Retype the whole listing, please, keeping every line exact and dropping the pictures.
• • • •
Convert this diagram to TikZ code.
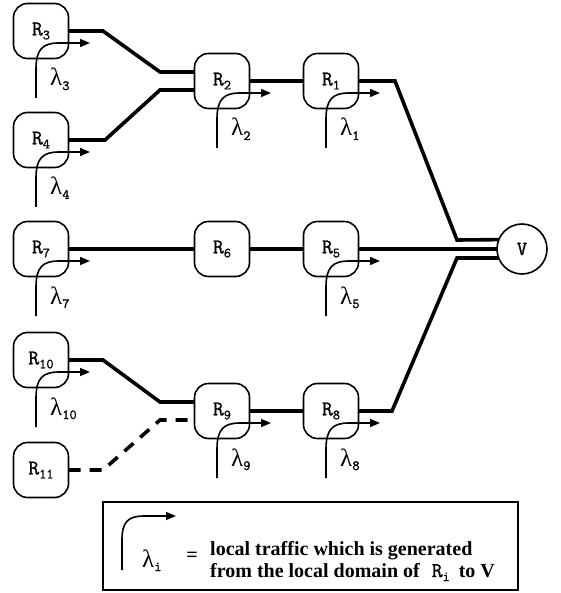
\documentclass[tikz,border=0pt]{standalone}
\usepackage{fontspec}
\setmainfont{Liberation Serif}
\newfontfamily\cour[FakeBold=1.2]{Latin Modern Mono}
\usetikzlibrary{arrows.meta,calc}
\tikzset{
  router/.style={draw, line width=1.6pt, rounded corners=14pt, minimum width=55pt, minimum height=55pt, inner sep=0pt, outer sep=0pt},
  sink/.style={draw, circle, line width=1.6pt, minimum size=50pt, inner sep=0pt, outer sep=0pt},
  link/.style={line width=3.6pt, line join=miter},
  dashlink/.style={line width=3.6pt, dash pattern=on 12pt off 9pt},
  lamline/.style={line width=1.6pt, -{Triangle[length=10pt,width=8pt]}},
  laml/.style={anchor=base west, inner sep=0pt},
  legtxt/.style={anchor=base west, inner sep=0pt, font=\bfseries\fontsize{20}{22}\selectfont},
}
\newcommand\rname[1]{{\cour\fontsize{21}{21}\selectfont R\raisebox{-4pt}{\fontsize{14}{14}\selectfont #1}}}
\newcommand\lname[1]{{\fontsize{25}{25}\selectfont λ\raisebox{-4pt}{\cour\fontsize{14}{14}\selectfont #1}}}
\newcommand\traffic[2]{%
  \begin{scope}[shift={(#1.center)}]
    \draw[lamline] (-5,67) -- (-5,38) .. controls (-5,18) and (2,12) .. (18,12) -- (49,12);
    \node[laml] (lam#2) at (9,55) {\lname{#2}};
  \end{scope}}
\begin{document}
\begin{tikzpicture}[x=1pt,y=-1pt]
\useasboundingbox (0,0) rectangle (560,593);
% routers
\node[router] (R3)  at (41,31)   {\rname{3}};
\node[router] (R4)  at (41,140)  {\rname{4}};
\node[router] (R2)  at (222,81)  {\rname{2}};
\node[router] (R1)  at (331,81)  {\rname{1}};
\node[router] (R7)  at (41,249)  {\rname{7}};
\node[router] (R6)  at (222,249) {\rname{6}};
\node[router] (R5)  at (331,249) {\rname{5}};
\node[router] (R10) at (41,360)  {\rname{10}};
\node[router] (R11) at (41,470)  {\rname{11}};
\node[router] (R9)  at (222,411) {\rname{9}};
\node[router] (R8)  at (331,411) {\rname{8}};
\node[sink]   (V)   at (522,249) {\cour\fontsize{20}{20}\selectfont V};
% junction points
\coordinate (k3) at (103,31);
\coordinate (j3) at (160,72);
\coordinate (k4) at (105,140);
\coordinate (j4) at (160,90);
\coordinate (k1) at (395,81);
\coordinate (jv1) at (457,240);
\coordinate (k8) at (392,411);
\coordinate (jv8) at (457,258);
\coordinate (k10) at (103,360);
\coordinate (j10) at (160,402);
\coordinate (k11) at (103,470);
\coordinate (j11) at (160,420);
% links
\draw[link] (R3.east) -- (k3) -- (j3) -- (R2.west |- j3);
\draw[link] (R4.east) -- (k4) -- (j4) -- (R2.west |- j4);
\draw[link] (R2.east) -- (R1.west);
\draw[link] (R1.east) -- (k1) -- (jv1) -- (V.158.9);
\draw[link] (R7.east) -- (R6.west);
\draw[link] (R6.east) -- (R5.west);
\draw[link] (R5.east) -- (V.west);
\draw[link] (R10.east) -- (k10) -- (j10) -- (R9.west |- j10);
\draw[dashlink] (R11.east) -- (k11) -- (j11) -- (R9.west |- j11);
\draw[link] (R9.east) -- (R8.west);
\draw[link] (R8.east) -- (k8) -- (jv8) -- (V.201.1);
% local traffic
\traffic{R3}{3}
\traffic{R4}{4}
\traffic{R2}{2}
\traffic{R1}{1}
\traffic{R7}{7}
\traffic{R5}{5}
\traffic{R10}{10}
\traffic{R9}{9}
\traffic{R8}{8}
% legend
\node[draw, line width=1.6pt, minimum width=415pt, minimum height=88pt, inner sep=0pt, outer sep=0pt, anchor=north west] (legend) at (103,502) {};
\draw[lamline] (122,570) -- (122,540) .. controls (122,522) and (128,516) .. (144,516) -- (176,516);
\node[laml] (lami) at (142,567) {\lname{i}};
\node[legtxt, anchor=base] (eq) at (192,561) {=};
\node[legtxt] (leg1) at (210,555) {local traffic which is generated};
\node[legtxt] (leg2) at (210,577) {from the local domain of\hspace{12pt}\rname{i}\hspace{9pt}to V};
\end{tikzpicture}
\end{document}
• • • •
* Exercise response:
Convert this diagram to TikZ code.
\documentclass[tikz,border=0pt]{standalone}
\usepackage{fontspec}
\setmainfont{Liberation Serif}
\newfontfamily\cour[FakeBold=1.2]{Latin Modern Mono}
\usetikzlibrary{arrows.meta,calc}
\tikzset{
  router/.style={draw, line width=1.6pt, rounded corners=14pt, minimum width=55pt, minimum height=55pt, inner sep=0pt, outer sep=0pt},
  sink/.style={draw, circle, line width=1.6pt, minimum size=50pt, inner sep=0pt, outer sep=0pt},
  link/.style={line width=3.6pt, line join=miter},
  dashlink/.style={line width=3.6pt, dash pattern=on 12pt off 9pt},
  lamline/.style={line width=1.6pt, -{Triangle[length=10pt,width=8pt]}},
  laml/.style={anchor=base west, inner sep=0pt},
  legtxt/.style={anchor=base west, inner sep=0pt, font=\bfseries\fontsize{20}{22}\selectfont},
}
\newcommand\rname[1]{{\cour\fontsize{21}{21}\selectfont R\raisebox{-4pt}{\fontsize{14}{14}\selectfont #1}}}
\newcommand\lname[1]{{\fontsize{25}{25}\selectfont λ\raisebox{-4pt}{\cour\fontsize{14}{14}\selectfont #1}}}
\newcommand\traffic[2]{%
  \begin{scope}[shift={(#1.center)}]
    \draw[lamline] (-5,67) -- (-5,38) .. controls (-5,18) and (2,12) .. (18,12) -- (49,12);
    \node[laml] (lam#2) at (9,55) {\lname{#2}};
  \end{scope}}
\begin{document}
\begin{tikzpicture}[x=1pt,y=-1pt]
\useasboundingbox (0,0) rectangle (560,593);
% routers
\node[router] (R3)  at (41,31)   {\rname{3}};
\node[router] (R4)  at (41,140)  {\rname{4}};
\node[router] (R2)  at (222,81)  {\rname{2}};
\node[router] (R1)  at (331,81)  {\rname{1}};
\node[router] (R7)  at (41,249)  {\rname{7}};
\node[router] (R6)  at (222,249) {\rname{6}};
\node[router] (R5)  at (331,249) {\rname{5}};
\node[router] (R10) at (41,360)  {\rname{10}};
\node[router] (R11) at (41,470)  {\rname{11}};
\node[router] (R9)  at (222,411) {\rname{9}};
\node[router] (R8)  at (331,411) {\rname{8}};
\node[sink]   (V)   at (522,249) {\cour\fontsize{20}{20}\selectfont V};
% junction points
\coordinate (k3) at (103,31);
\coordinate (j3) at (160,72);
\coordinate (k4) at (105,140);
\coordinate (j4) at (160,90);
\coordinate (k1) at (395,81);
\coordinate (jv1) at (457,240);
\coordinate (k8) at (392,411);
\coordinate (jv8) at (457,258);
\coordinate (k10) at (103,360);
\coordinate (j10) at (160,402);
\coordinate (k11) at (103,470);
\coordinate (j11) at (160,420);
% links
\draw[link] (R3.east) -- (k3) -- (j3) -- (R2.west |- j3);
\draw[link] (R4.east) -- (k4) -- (j4) -- (R2.west |- j4);
\draw[link] (R2.east) -- (R1.west);
\draw[link] (R1.east) -- (k1) -- (jv1) -- (V.158.9);
\draw[link] (R7.east) -- (R6.west);
\draw[link] (R6.east) -- (R5.west);
\draw[link] (R5.east) -- (V.west);
\draw[link] (R10.east) -- (k10) -- (j10) -- (R9.west |- j10);
\draw[dashlink] (R11.east) -- (k11) -- (j11) -- (R9.west |- j11);
\draw[link] (R9.east) -- (R8.west);
\draw[link] (R8.east) -- (k8) -- (jv8) -- (V.201.1);
% local traffic
\traffic{R3}{3}
\traffic{R4}{4}
\traffic{R2}{2}
\traffic{R1}{1}
\traffic{R7}{7}
\traffic{R5}{5}
\traffic{R10}{10}
\traffic{R9}{9}
\traffic{R8}{8}
% legend
\node[draw, line width=1.6pt, minimum width=415pt, minimum height=88pt, inner sep=0pt, outer sep=0pt, anchor=north west] (legend) at (103,502) {};
\draw[lamline] (122,570) -- (122,540) .. controls (122,522) and (128,516) .. (144,516) -- (176,516);
\node[laml] (lami) at (142,567) {\lname{i}};
\node[legtxt, anchor=base] (eq) at (192,561) {=};
\node[legtxt] (leg1) at (210,555) {local traffic which is generated};
\node[legtxt] (leg2) at (210,577) {from the local domain of\hspace{12pt}\rname{i}\hspace{9pt}to V};
\end{tikzpicture}
\end{document}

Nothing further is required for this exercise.